===== Collected material

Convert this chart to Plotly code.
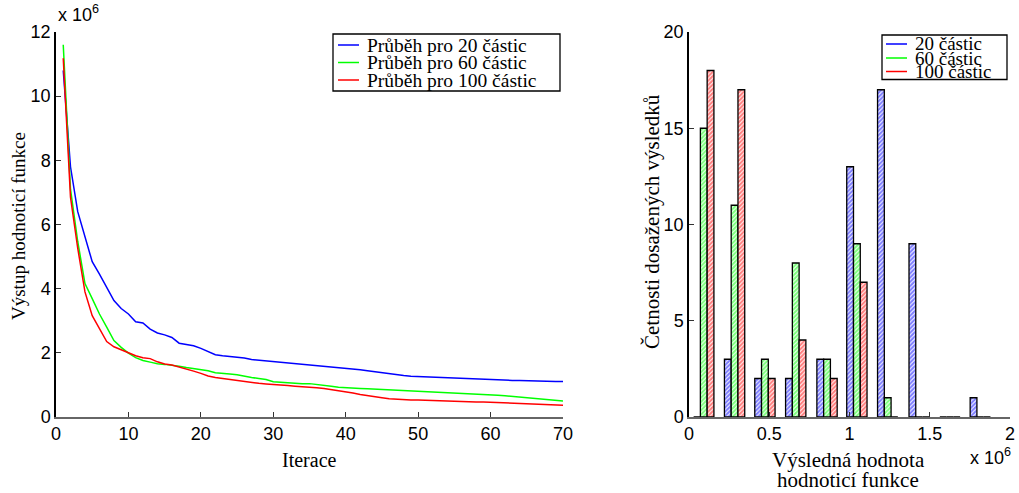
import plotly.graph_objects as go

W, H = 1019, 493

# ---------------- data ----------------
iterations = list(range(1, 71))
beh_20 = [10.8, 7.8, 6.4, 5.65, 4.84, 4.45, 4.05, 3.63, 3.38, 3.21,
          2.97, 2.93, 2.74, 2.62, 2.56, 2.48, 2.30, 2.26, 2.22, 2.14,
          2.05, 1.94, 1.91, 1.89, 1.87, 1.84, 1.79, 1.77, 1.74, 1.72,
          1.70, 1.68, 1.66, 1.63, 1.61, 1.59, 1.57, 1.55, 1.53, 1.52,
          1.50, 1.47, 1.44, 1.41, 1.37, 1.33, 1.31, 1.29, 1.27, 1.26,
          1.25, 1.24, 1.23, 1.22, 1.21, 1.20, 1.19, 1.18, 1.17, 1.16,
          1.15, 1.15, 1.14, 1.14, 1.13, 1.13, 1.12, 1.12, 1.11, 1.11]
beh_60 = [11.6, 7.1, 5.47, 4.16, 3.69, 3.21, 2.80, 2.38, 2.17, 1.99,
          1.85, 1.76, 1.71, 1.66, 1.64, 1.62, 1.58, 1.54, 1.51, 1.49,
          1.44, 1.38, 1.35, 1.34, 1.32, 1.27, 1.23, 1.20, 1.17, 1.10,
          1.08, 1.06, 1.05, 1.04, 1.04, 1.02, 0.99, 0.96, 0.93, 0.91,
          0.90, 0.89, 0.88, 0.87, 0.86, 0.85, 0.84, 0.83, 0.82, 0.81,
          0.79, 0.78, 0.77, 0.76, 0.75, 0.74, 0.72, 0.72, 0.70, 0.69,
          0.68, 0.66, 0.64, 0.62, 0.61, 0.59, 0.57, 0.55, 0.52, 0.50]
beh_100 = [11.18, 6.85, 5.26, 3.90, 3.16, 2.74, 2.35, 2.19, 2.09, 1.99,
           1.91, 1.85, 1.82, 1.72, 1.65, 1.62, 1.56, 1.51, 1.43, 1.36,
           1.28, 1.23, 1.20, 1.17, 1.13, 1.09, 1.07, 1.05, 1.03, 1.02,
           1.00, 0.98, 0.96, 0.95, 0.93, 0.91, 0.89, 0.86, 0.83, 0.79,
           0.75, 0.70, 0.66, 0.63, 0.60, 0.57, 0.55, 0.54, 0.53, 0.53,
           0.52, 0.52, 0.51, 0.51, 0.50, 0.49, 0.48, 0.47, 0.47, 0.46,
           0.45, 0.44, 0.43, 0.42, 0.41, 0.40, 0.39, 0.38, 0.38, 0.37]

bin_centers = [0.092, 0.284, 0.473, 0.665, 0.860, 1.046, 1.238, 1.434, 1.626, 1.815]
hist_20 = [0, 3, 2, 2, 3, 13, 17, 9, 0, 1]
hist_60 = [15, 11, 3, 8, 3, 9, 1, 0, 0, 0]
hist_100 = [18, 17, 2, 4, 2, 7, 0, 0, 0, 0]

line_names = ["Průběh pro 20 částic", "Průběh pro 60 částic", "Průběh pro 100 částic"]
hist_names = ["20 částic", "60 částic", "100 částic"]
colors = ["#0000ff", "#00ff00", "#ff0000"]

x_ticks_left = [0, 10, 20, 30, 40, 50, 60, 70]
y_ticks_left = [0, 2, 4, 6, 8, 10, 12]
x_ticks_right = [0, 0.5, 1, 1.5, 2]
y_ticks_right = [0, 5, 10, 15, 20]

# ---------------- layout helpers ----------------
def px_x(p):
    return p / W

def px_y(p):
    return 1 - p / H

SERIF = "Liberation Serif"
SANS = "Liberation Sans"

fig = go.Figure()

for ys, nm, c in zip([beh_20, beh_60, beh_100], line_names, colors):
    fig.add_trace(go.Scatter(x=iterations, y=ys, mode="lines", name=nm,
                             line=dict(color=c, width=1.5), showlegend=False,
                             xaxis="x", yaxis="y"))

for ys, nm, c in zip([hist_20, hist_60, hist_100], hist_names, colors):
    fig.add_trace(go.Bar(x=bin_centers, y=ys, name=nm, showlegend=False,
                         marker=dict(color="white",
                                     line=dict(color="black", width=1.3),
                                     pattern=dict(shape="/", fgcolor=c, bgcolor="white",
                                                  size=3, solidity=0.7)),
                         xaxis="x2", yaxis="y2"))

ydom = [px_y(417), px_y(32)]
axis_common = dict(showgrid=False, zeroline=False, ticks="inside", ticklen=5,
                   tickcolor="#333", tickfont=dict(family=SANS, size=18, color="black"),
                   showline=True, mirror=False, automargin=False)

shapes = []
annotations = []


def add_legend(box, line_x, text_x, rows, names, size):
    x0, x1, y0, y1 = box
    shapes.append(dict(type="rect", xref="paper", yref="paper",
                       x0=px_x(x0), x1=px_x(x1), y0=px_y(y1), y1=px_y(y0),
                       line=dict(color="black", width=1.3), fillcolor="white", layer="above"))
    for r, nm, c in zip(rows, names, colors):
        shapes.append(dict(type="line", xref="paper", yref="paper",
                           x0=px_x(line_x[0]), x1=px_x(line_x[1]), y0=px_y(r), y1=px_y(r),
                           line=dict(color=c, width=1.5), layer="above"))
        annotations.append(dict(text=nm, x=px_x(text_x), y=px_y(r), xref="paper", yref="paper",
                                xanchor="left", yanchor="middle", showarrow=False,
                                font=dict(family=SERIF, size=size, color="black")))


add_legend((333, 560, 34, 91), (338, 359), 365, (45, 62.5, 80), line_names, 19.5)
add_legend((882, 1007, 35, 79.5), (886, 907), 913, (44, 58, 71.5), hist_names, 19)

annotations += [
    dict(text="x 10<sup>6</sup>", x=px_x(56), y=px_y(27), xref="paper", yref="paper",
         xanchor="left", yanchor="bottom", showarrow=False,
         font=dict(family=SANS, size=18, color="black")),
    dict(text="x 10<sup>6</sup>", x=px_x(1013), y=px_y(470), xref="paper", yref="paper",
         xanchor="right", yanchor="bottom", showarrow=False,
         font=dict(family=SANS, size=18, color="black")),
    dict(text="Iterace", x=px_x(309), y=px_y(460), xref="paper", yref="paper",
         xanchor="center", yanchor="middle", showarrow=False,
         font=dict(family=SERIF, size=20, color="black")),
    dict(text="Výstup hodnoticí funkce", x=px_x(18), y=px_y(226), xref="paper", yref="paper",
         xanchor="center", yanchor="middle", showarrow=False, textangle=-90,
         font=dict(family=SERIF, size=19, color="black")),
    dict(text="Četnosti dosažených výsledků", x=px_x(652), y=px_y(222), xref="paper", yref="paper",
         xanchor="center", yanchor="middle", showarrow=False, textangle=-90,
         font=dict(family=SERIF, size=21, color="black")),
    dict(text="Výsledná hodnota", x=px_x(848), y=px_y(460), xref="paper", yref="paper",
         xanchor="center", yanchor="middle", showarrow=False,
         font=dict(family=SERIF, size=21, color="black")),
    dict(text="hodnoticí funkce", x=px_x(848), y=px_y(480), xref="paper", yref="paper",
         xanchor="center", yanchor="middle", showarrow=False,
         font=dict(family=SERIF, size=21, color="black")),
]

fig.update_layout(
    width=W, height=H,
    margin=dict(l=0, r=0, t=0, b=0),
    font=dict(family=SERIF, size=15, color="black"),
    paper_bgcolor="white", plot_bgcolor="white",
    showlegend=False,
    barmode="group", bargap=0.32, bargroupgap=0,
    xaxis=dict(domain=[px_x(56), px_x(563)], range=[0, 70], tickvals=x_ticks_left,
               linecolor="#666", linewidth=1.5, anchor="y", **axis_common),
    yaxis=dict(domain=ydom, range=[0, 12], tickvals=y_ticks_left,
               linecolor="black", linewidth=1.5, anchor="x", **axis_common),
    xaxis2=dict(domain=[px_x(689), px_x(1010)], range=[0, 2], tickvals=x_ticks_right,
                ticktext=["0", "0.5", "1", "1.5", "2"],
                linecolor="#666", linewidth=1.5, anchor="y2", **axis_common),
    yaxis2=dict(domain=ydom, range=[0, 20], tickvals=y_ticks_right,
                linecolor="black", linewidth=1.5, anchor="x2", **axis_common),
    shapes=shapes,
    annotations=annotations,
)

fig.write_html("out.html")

==========

Given request:
Starting at the first line of the material, output exactly the lines up to and including the one with "W, H = 1019, 493". Do not include the pictures.

Output for this exercise:
Convert this chart to Plotly code.
import plotly.graph_objects as go

W, H = 1019, 493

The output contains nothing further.